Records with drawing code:
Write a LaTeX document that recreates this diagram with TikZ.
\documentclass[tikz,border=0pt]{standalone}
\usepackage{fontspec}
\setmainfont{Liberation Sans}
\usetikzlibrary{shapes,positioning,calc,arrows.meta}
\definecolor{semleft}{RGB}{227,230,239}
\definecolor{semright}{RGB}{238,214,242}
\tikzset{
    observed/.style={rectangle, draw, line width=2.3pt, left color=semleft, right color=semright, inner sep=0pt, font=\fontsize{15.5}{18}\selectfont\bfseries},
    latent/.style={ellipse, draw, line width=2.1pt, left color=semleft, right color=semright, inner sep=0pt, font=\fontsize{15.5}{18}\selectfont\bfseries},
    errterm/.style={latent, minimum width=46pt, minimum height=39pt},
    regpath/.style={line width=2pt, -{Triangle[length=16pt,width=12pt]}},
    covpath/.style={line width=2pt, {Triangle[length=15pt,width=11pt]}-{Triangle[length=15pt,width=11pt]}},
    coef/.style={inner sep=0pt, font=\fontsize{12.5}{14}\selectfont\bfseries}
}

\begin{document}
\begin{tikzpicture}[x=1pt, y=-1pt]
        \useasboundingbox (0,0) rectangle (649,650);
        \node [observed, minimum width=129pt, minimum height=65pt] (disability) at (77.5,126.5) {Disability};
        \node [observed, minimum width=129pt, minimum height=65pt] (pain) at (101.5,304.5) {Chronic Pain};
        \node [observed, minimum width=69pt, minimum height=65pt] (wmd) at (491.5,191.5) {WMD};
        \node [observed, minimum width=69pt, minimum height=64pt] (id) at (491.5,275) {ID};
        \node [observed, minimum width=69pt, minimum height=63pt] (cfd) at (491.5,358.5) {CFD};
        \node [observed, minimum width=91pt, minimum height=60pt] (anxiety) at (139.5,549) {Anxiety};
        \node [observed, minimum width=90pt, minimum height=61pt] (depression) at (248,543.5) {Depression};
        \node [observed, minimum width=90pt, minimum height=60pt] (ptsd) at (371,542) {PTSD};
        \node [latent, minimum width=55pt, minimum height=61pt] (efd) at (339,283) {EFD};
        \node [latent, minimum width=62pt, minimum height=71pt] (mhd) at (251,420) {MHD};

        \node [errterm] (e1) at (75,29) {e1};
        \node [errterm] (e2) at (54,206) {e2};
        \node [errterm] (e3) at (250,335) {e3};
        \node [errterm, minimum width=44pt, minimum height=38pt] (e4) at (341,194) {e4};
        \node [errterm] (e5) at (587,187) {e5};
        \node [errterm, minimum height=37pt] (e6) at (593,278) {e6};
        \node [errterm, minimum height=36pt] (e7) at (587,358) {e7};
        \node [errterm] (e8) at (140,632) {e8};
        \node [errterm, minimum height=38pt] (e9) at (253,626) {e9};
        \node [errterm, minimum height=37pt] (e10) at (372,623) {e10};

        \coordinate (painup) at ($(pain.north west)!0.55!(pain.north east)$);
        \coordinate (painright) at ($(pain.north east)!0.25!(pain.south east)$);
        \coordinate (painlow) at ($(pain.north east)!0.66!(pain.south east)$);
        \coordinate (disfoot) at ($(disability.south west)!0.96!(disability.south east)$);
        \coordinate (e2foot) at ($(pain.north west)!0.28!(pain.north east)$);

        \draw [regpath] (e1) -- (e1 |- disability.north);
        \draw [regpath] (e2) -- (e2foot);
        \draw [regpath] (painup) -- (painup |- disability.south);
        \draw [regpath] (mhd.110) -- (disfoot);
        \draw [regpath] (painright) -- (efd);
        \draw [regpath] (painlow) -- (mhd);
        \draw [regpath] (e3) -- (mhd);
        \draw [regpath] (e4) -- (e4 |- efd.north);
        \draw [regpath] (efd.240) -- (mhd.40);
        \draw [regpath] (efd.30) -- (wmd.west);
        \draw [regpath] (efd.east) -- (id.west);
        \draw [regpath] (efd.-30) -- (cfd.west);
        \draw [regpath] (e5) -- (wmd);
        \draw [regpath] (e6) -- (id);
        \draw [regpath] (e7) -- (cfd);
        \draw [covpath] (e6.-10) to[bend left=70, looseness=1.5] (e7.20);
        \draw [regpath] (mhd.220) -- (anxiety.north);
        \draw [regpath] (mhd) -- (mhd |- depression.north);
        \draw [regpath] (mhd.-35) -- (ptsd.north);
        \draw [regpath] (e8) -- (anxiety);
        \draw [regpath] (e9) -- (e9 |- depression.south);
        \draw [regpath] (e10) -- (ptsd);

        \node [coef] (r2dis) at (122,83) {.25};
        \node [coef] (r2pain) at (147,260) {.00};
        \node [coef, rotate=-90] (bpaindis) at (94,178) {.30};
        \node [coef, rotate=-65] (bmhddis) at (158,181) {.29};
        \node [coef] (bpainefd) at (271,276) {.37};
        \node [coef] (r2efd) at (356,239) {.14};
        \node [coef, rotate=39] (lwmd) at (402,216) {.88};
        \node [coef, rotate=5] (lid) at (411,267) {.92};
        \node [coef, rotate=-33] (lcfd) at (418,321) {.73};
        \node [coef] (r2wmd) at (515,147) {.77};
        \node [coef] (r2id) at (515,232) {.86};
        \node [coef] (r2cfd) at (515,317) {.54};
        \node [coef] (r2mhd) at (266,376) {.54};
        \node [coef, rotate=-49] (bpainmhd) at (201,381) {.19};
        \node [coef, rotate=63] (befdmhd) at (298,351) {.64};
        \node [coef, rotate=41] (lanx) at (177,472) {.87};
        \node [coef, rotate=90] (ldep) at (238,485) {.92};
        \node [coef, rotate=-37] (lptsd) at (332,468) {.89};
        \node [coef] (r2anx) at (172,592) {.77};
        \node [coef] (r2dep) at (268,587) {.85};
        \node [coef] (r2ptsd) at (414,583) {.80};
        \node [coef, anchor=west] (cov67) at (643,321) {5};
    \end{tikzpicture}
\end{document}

---

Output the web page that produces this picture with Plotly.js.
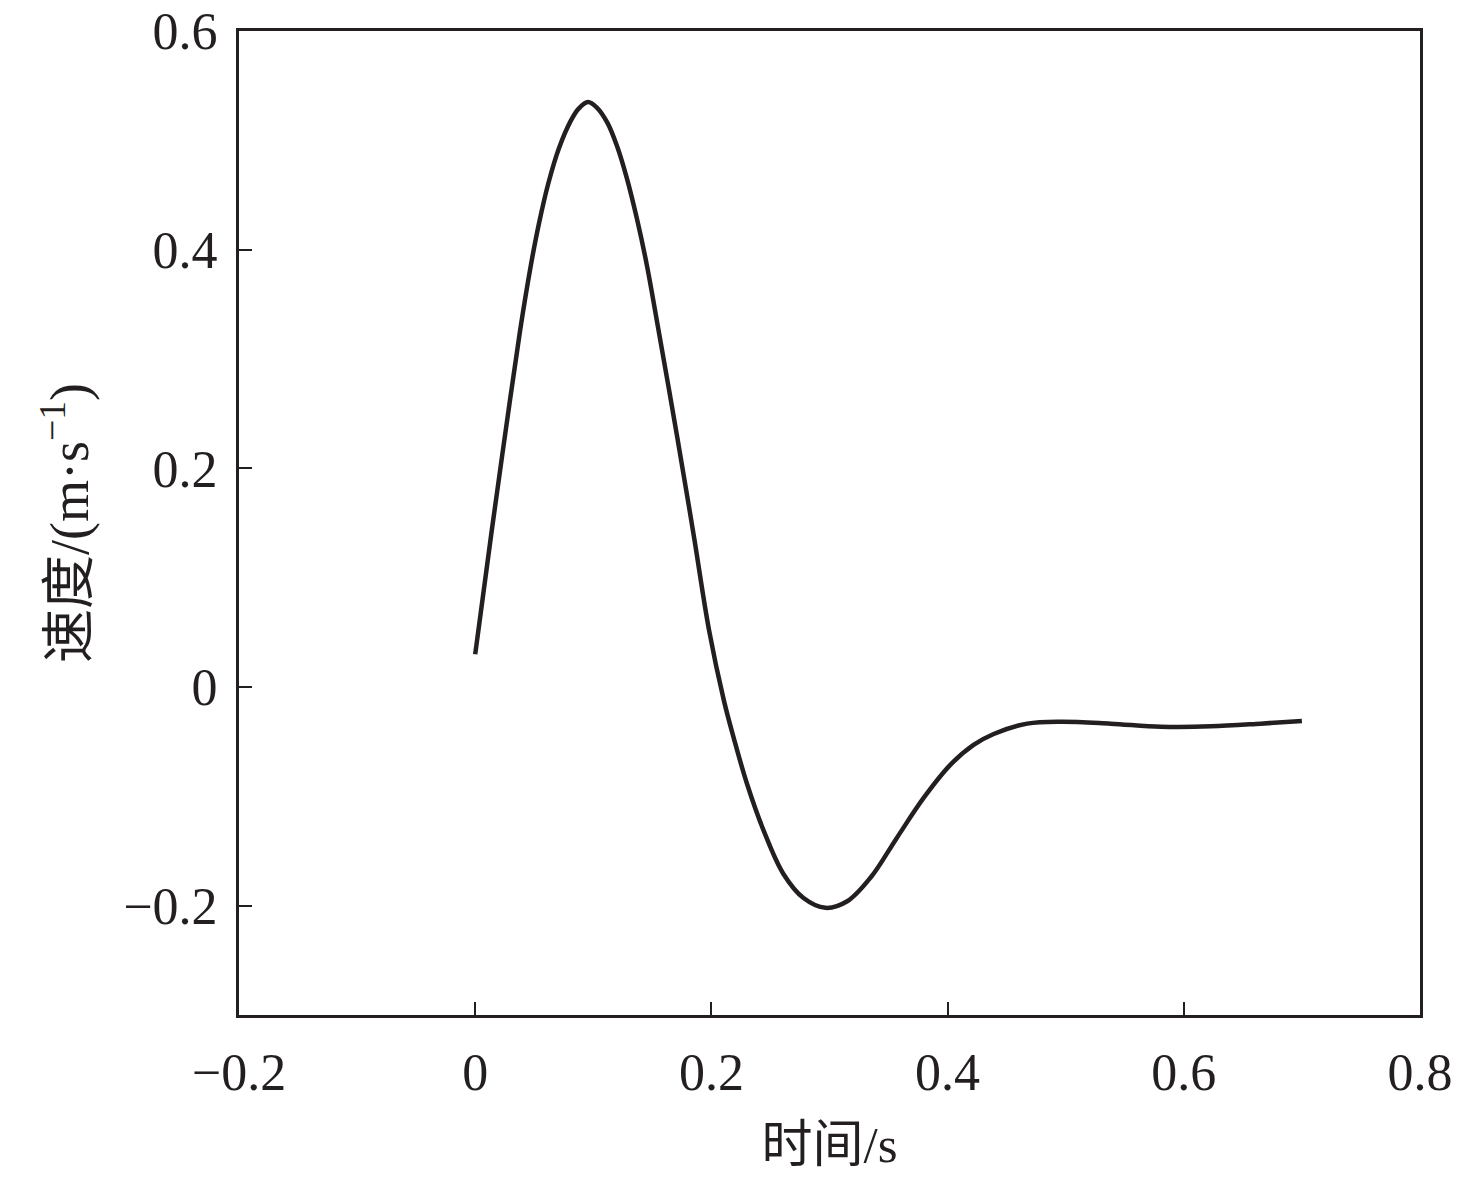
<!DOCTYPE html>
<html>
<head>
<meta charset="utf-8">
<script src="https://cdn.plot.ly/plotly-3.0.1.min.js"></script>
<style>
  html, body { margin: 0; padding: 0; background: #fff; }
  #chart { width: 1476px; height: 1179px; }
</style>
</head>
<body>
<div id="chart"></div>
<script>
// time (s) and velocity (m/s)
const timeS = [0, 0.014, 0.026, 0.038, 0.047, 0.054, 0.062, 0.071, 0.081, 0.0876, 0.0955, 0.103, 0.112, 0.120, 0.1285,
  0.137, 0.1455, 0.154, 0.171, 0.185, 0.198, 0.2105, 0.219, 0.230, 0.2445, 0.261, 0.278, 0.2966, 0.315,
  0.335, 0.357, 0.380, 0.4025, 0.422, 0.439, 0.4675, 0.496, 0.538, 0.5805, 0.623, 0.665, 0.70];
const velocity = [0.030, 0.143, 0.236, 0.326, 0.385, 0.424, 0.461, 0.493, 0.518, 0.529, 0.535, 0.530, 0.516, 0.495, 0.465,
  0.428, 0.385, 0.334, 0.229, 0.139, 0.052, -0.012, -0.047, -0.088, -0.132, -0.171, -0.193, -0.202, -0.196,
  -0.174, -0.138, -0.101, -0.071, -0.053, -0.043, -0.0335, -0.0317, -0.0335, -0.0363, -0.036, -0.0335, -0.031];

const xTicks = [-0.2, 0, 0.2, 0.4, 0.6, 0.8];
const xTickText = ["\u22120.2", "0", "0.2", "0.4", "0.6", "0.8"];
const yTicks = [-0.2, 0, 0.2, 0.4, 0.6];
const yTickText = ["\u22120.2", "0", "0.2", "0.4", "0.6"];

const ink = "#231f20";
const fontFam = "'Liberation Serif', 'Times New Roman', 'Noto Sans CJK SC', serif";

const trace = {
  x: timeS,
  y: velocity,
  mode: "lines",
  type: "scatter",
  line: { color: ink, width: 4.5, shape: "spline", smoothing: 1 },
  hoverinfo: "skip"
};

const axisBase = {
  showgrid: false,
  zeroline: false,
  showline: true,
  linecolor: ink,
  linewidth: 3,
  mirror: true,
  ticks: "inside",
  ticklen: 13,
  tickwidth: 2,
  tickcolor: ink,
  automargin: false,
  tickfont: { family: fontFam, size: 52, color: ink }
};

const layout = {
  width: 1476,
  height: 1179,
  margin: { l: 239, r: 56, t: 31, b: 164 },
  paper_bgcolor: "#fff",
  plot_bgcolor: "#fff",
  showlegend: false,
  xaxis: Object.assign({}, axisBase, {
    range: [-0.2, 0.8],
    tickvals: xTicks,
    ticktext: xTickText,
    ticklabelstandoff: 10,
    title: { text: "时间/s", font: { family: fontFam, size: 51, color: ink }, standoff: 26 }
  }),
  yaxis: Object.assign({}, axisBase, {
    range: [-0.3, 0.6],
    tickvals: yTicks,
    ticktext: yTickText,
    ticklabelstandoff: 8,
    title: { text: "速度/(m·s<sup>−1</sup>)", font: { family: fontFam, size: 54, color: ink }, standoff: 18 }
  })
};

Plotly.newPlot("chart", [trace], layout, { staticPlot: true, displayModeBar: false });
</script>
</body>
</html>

> [What the task asks]:
Keep to the lines above from the line with "Output the web" to the line with "-0.036, -0.0335, -0.031];", and set down exactly those, inclusive, with nothing else and every picture left out.

> [Complete output]:
Output the web page that produces this picture with Plotly.js.
<!DOCTYPE html>
<html>
<head>
<meta charset="utf-8">
<script src="https://cdn.plot.ly/plotly-3.0.1.min.js"></script>
<style>
  html, body { margin: 0; padding: 0; background: #fff; }
  #chart { width: 1476px; height: 1179px; }
</style>
</head>
<body>
<div id="chart"></div>
<script>
// time (s) and velocity (m/s)
const timeS = [0, 0.014, 0.026, 0.038, 0.047, 0.054, 0.062, 0.071, 0.081, 0.0876, 0.0955, 0.103, 0.112, 0.120, 0.1285,
  0.137, 0.1455, 0.154, 0.171, 0.185, 0.198, 0.2105, 0.219, 0.230, 0.2445, 0.261, 0.278, 0.2966, 0.315,
  0.335, 0.357, 0.380, 0.4025, 0.422, 0.439, 0.4675, 0.496, 0.538, 0.5805, 0.623, 0.665, 0.70];
const velocity = [0.030, 0.143, 0.236, 0.326, 0.385, 0.424, 0.461, 0.493, 0.518, 0.529, 0.535, 0.530, 0.516, 0.495, 0.465,
  0.428, 0.385, 0.334, 0.229, 0.139, 0.052, -0.012, -0.047, -0.088, -0.132, -0.171, -0.193, -0.202, -0.196,
  -0.174, -0.138, -0.101, -0.071, -0.053, -0.043, -0.0335, -0.0317, -0.0335, -0.0363, -0.036, -0.0335, -0.031];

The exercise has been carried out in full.